Emory Report

September 21, 1998

 Volume 51, No. 5

Chace overhauls University's decision-making groups

Citing a need for Emory's decision-making to be driven more "by the essential priorities of the institution," President Bill Chace has reorganized the structure of the senior administrative committees.

What before was the Program & Budget committee has been reorganized into the President's Cabinet and the Ways & Means Committee; the former will articulate the University's major plans and goals, and the latter will set about finding ways to make those plans happen.

"Too great a part of the action before was defined by what I call 'walk-on' or 'emergent' items, rather than being controlled by the essential priorities of the institution," Chace explained. "In other words, we were being driven more by what would happen in a given week or month than we were by what we wanted to do. I want to have this more a priori way of driving the meetings."

The President's Cabinet is made up of Chace, Provost Rebecca Chopp, Executive Vice President for Fiscal Affairs John Temple, Executive Vice President for Health Affairs Michael Johns, Senior Vice President for Institutional Advancement Bill Fox and Senior Vice President and Dean of Campus Life Frances Lucas-Tauchar. It will meet weekly with Chace as chair.

The Ways & Means Committee will include Chopp, Temple, Johns, Associate Vice President for Health Affairs Ronnie Jowers, Associate Vice President for Administration Edie Murphree and Senior Vice Provost for Administration Charlotte Johnson. University Secretary Gary Hauk will attend the meetings of both groups and serve as an "interlocutor," Chace said.

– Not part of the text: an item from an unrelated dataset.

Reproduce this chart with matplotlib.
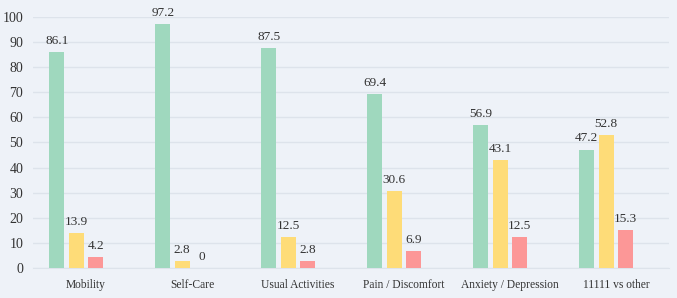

"There has to be an articulation going back and forth between the proposing agency and the disposing agency," Chace added. "Obviously, if [the President's Cabinet] proposes something, and there were no ways or means to do it, they'd have to say, 'Well, it's great that you've had this idea, but the cupboard is bare.'"

In outlining this reorganization, Chace undertook a task no one at Emory had ever done before, at least as far as anyone can recall: analyzing and illustrating exactly how major decisions at Emory are made. He's created a flowchart of senior administrators across the University to help define their relationships to each other.

The members of the cabinet and the Ways & Means Committee are part of a larger group, the Administrative Council, which also includes the deans, directors and other vice presidents. This body will meet twice each semester and once during the summer and "will serve most importantly as a forum for sharing information," Chace wrote in a letter to its members.

Finally, Chopp will chair the Council of Deans, which will meet bimonthly to deal with academic matters. "Over the summer the Council of Deans and I have worked to craft a list of academic priorities," Chopp said. "We are entering a new generation or stage of our organizational life together, by which I mean how we communicate with one another, how we make decisions, how we govern the organization and how we exist as a complex group of academic cultures. The restructuring allows us to meet in effective ways that are at the same time efficient."

Chace said the reorganization was not brought about by any particular incident or circumstance, and that its form is not modeled after that of any other particular institution. "This is not a corporation, and this is not the military," he said. "But I wanted a clearer sense of people's responsibilities and how things were to work together in a process."